Jeunes majeurs : haro contre la proposition de loi
Après plusieurs mois d’intense mobilisation, l’espoir était fort : enfin, grâce à la proposition de loi portée par la députée Brigitte Bourguignon, les jeunes issus de l’Aide sociale à l’enfance (ASE) pourraient bénéficier d’un accompagnement obligatoire par les départements à leur majorité.
C’était oublier que le gouvernement était resté hostile, depuis l’adoption du texte par la commission des affaires sociales en juillet 2018, à toute forme d’obligation pour les départements sur le sujet. Une position restée discrète ces derniers mois, pour cause de feu médiatique sur la protection de l’enfance, et habilement masquée par la communication gouvernementale derrière la création d’un référentiel pour les jeunes majeurs dans le cadre de la stratégie de lutte contre la pauvreté, ou encore la nomination d’un secrétaire d’Etat à l’enfance, Adrien Taquet.
Le 6 mai donc, le gouvernement dépose un amendement « surprise », qui modifie substantiellement l’article premier du texte en supprimant le caractère obligatoire de l’accompagnement. L’amendement propose d’instaurer un nouveau «contrat d’accès à l’autonomie» accessible sur demande du jeune et sous réserve d’une prise en charge par l’Aide sociale à l’enfance (ASE) « pendant au moins dix-huit mois cumulés dans les vingt-quatre mois précédant l’atteinte de leur majorité ».
Pour les jeunes majeurs, c’est la douche froide. « Nous nous sentons trahis. Vous nous avez trahis. Ce soir, les enfants placés de notre pays sont abandonnés une seconde fois » a réagi Lyes Louffok, représentant des enfants placés, sur Twitter.
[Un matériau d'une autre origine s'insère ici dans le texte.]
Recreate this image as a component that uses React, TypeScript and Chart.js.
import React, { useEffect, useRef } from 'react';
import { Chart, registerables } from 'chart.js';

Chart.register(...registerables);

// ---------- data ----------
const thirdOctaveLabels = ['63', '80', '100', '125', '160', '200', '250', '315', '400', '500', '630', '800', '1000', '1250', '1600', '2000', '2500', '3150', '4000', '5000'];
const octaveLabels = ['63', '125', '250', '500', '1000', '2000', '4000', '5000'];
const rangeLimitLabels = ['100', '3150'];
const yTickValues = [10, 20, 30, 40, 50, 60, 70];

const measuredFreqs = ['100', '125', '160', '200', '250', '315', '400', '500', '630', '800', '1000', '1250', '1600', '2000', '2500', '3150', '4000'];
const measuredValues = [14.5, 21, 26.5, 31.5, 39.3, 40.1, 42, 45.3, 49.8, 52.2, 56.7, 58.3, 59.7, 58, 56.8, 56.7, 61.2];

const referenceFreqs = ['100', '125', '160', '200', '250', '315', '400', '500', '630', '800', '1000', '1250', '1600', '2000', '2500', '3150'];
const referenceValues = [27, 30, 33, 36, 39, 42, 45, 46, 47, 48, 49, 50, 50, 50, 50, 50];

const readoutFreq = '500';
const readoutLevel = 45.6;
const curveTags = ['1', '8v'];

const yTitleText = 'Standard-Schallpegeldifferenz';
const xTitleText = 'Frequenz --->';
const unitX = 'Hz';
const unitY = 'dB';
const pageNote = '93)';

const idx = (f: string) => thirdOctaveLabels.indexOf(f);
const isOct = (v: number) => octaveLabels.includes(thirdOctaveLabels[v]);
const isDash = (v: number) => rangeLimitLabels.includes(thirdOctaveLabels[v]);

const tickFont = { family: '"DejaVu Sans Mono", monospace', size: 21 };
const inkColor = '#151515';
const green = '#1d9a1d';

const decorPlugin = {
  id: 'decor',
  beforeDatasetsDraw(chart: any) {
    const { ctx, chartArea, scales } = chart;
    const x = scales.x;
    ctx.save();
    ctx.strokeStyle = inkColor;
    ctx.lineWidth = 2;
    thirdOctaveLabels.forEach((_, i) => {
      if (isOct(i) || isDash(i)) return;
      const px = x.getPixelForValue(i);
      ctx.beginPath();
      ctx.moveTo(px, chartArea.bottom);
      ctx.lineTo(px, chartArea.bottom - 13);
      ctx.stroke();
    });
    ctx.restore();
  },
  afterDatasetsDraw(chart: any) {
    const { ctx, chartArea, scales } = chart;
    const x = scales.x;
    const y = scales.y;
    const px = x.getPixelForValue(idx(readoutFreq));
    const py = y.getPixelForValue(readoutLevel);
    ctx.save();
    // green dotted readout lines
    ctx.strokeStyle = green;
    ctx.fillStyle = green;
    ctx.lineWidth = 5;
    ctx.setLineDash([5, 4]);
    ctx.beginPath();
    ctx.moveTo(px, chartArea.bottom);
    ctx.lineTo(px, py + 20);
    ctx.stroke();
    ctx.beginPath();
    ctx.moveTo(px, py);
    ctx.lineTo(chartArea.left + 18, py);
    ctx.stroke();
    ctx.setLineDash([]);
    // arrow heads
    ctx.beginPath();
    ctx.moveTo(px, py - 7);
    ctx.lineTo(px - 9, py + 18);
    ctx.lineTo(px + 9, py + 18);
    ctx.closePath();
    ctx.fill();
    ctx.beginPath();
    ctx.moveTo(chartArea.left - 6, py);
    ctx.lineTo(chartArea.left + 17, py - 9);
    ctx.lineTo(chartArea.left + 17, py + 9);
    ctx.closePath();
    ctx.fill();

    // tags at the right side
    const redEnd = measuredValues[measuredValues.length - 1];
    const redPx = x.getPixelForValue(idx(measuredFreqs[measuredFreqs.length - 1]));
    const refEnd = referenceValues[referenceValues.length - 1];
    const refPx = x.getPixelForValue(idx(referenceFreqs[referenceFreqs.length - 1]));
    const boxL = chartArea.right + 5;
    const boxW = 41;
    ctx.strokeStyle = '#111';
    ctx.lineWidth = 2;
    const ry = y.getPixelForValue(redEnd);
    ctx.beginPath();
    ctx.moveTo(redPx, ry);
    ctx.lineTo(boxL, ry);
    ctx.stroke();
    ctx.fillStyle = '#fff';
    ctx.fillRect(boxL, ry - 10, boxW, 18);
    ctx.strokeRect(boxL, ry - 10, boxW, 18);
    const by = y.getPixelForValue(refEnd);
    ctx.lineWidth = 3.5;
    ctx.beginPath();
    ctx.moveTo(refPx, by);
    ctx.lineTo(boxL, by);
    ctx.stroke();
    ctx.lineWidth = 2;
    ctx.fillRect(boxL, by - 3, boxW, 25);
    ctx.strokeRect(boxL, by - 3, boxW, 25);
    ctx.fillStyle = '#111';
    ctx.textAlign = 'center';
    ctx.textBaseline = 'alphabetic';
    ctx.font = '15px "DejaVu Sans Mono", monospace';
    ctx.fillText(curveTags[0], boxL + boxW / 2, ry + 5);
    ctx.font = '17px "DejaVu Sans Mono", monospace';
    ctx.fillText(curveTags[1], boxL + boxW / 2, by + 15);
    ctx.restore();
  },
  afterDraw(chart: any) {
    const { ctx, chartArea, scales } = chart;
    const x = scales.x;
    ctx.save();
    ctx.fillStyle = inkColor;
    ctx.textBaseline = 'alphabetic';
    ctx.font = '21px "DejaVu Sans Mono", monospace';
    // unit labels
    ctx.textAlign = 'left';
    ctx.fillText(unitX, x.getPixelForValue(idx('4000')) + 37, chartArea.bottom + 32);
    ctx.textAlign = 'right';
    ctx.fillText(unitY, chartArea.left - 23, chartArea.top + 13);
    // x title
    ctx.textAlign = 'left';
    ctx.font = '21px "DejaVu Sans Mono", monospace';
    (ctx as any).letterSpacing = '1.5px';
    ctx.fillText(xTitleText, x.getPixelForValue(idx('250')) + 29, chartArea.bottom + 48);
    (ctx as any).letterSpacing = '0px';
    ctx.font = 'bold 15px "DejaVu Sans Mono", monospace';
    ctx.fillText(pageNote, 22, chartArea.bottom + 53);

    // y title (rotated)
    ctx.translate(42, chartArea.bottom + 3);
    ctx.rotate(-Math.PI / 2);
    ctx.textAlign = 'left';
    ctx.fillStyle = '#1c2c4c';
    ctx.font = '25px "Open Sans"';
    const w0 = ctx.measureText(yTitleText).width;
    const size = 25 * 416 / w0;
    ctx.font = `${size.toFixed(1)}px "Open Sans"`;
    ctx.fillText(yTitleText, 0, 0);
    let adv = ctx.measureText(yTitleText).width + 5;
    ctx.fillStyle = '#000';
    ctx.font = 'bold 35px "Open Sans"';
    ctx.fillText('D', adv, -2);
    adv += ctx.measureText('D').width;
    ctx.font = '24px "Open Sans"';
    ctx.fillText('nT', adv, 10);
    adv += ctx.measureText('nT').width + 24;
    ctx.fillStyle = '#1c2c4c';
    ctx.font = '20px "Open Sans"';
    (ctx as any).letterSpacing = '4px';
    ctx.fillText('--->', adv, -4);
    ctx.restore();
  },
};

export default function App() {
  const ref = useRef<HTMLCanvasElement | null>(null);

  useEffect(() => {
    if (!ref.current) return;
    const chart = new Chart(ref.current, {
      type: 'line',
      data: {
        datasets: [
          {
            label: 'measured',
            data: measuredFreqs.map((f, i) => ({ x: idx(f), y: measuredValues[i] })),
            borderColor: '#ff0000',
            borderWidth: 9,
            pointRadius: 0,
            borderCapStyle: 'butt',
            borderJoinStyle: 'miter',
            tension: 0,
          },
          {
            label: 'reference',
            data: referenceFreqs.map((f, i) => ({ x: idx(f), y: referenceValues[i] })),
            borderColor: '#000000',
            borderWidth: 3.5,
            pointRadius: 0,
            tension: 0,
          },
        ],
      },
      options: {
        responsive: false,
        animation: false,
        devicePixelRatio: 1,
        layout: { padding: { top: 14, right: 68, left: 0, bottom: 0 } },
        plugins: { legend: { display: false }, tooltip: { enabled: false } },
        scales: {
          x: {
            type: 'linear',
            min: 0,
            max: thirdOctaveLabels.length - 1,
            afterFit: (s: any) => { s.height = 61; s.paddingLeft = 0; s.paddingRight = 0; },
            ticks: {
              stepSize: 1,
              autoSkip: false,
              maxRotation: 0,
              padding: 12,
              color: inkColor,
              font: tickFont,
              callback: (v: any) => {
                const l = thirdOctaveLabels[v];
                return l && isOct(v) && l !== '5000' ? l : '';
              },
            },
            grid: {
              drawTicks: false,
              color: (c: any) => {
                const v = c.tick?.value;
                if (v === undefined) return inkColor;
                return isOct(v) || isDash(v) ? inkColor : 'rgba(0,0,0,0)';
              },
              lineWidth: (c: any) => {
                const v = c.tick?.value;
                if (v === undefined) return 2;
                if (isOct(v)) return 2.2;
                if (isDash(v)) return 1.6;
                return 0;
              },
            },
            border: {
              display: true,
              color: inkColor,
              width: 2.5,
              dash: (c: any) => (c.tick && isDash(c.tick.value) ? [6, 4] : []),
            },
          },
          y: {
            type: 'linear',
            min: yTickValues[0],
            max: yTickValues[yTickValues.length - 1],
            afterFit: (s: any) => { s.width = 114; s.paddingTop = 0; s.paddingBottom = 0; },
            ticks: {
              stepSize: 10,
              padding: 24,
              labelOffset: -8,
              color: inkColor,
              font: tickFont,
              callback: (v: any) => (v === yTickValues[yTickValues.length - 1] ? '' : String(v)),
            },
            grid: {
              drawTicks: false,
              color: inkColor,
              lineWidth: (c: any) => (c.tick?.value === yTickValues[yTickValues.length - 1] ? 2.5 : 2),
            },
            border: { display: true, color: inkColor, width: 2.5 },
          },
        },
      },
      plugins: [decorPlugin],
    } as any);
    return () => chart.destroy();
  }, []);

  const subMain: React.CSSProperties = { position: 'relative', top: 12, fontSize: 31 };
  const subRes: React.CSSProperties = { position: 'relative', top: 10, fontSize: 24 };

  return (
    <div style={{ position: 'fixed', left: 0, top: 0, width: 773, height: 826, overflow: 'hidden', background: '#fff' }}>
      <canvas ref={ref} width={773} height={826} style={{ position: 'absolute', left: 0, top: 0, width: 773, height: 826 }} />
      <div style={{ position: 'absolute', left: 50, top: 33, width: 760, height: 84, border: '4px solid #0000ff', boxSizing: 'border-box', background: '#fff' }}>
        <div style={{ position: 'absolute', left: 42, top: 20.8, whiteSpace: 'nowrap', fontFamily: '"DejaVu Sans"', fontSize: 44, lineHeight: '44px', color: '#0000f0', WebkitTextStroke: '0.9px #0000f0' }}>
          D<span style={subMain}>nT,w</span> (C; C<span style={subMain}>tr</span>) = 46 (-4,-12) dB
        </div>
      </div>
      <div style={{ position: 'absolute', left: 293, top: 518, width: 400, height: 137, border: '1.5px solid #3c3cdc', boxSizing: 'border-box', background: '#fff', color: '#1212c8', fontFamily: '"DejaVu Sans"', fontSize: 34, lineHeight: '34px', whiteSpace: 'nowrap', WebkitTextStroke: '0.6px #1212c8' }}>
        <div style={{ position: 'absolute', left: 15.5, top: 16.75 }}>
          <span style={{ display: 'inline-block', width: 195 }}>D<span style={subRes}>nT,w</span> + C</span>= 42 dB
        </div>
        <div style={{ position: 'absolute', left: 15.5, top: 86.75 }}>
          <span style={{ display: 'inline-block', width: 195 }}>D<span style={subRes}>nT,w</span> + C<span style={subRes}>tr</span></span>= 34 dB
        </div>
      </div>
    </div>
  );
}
Le collectif Cause Majeur ! dénonce dans un communiqué une version du texte « aux antipodes » de celle adoptée en commission et qui « exclut de nombreux jeunes, dont ceux connaissant un placement tardif en protection de l’enfance, ceux dont les difficultés seraient minimisées pour ne pas les laisser accéder à ce " contrat ", mais également une grande partie des mineurs non accompagnés (MNA) dont l’âge de début de prise en charge par l’ASE se situe fréquemment entre 16 et 18 ans avec des parcours non linéaires. »
Dans un communiqué diffusé le 15 mai, une vingtaine de syndicats et d’associations dénoncent également un texte qui soumet les jeunes majeurs « à une contractualisation aux contenus variables selon le bon vouloir des acteurs départementaux, de leurs choix politiques et sociaux, voire de leur « compassion » ». De son côté, le gouvernement tente de persuader que ce texte constitue une avancée.
Tous les opposants au texte appellent à une mobilisation jusqu’au passage de la proposition de loi devant le Sénat.